* **Your objective**
Copy the data below exactly, omitting any picture it contains.

* **Data lines**
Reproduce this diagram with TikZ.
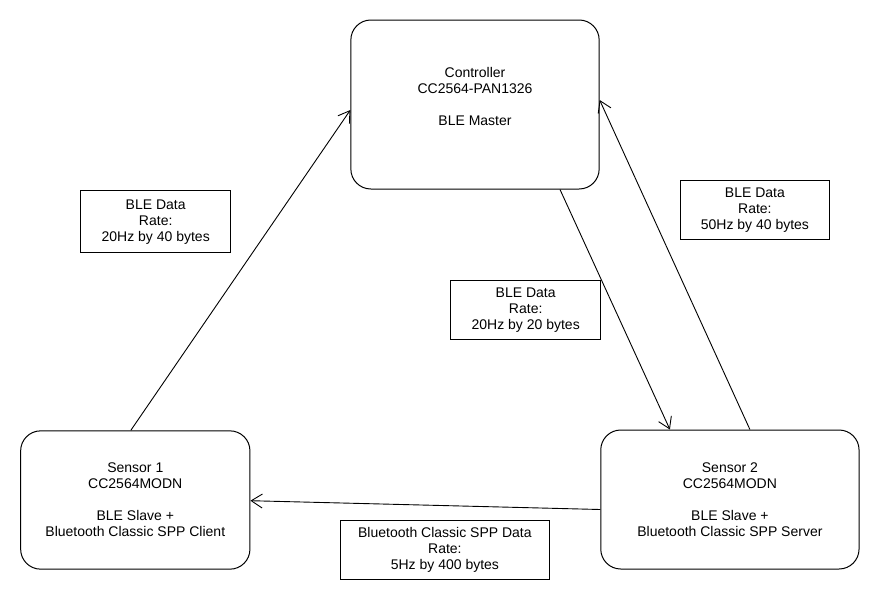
\documentclass[tikz,border=0pt]{standalone}
\usepackage{fontspec}
\setmainfont{Liberation Sans}
\usetikzlibrary{arrows.meta}
\begin{document}
\begin{tikzpicture}[x=1pt,y=-1pt,
  every node/.style={font=\fontsize{14}{16}\selectfont, align=center, inner sep=0pt},
  devbox/.style={draw, line width=1pt, rounded corners=20pt},
  ratebox/.style={draw, line width=1pt},
  link/.style={line width=0.9pt, -{Straight Barb[length=11pt,width=14pt,line width=0.9pt]}}
]
\useasboundingbox[fill=white] (0,0) rectangle (880,600);
\node[devbox, minimum width=248.3pt, minimum height=169pt] (ctrl) at (475,104.5)
  {Controller\\CC2564-PAN1326\\~\\BLE Master\\~};
\node[devbox, minimum width=229.3pt, minimum height=138.3pt] (s1) at (135.3,500)
  {Sensor 1\\CC2564MODN\\~\\BLE Slave +\\Bluetooth Classic SPP Client};
\node[devbox, minimum width=258.3pt, minimum height=139pt] (s2) at (729.9,499.5)
  {Sensor 2\\CC2564MODN\\~\\BLE Slave +\\Bluetooth Classic SPP Server};
\node[ratebox, minimum width=150pt, minimum height=62pt] (l1) at (155.7,221.7)
  {BLE Data\\Rate:\\20Hz by 40 bytes};
\node[ratebox, minimum width=148.3pt, minimum height=58.3pt] (l2) at (754.9,209.9)
  {BLE Data\\Rate:\\50Hz by 40 bytes};
\node[ratebox, minimum width=150pt, minimum height=58.3pt] (l3) at (525.7,309.9)
  {BLE Data\\Rate:\\20Hz by 20 bytes};
\node[ratebox, minimum width=208.3pt, minimum height=58.3pt] (l4) at (444.9,549.9)
  {Bluetooth Classic SPP Data\\Rate:\\5Hz by 400 bytes};
\draw[link] ([xshift=-4.5pt]s1.north) -- ([yshift=-5.5pt]ctrl.west);
\draw[link] ([xshift=20pt]s2.north) -- ([yshift=4.5pt]ctrl.east);
\draw[link] ([xshift=85pt]ctrl.south) -- ([xshift=-60pt]s2.north);
\draw[link] ([yshift=-10pt]s2.west) -- ([yshift=-0.7pt]s1.east);
\end{tikzpicture}
\end{document}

* **Completed exercise**
Reproduce this diagram with TikZ.
\documentclass[tikz,border=0pt]{standalone}
\usepackage{fontspec}
\setmainfont{Liberation Sans}
\usetikzlibrary{arrows.meta}
\begin{document}
\begin{tikzpicture}[x=1pt,y=-1pt,
  every node/.style={font=\fontsize{14}{16}\selectfont, align=center, inner sep=0pt},
  devbox/.style={draw, line width=1pt, rounded corners=20pt},
  ratebox/.style={draw, line width=1pt},
  link/.style={line width=0.9pt, -{Straight Barb[length=11pt,width=14pt,line width=0.9pt]}}
]
\useasboundingbox[fill=white] (0,0) rectangle (880,600);
\node[devbox, minimum width=248.3pt, minimum height=169pt] (ctrl) at (475,104.5)
  {Controller\\CC2564-PAN1326\\~\\BLE Master\\~};
\node[devbox, minimum width=229.3pt, minimum height=138.3pt] (s1) at (135.3,500)
  {Sensor 1\\CC2564MODN\\~\\BLE Slave +\\Bluetooth Classic SPP Client};
\node[devbox, minimum width=258.3pt, minimum height=139pt] (s2) at (729.9,499.5)
  {Sensor 2\\CC2564MODN\\~\\BLE Slave +\\Bluetooth Classic SPP Server};
\node[ratebox, minimum width=150pt, minimum height=62pt] (l1) at (155.7,221.7)
  {BLE Data\\Rate:\\20Hz by 40 bytes};
\node[ratebox, minimum width=148.3pt, minimum height=58.3pt] (l2) at (754.9,209.9)
  {BLE Data\\Rate:\\50Hz by 40 bytes};
\node[ratebox, minimum width=150pt, minimum height=58.3pt] (l3) at (525.7,309.9)
  {BLE Data\\Rate:\\20Hz by 20 bytes};
\node[ratebox, minimum width=208.3pt, minimum height=58.3pt] (l4) at (444.9,549.9)
  {Bluetooth Classic SPP Data\\Rate:\\5Hz by 400 bytes};
\draw[link] ([xshift=-4.5pt]s1.north) -- ([yshift=-5.5pt]ctrl.west);
\draw[link] ([xshift=20pt]s2.north) -- ([yshift=4.5pt]ctrl.east);
\draw[link] ([xshift=85pt]ctrl.south) -- ([xshift=-60pt]s2.north);
\draw[link] ([yshift=-10pt]s2.west) -- ([yshift=-0.7pt]s1.east);
\end{tikzpicture}
\end{document}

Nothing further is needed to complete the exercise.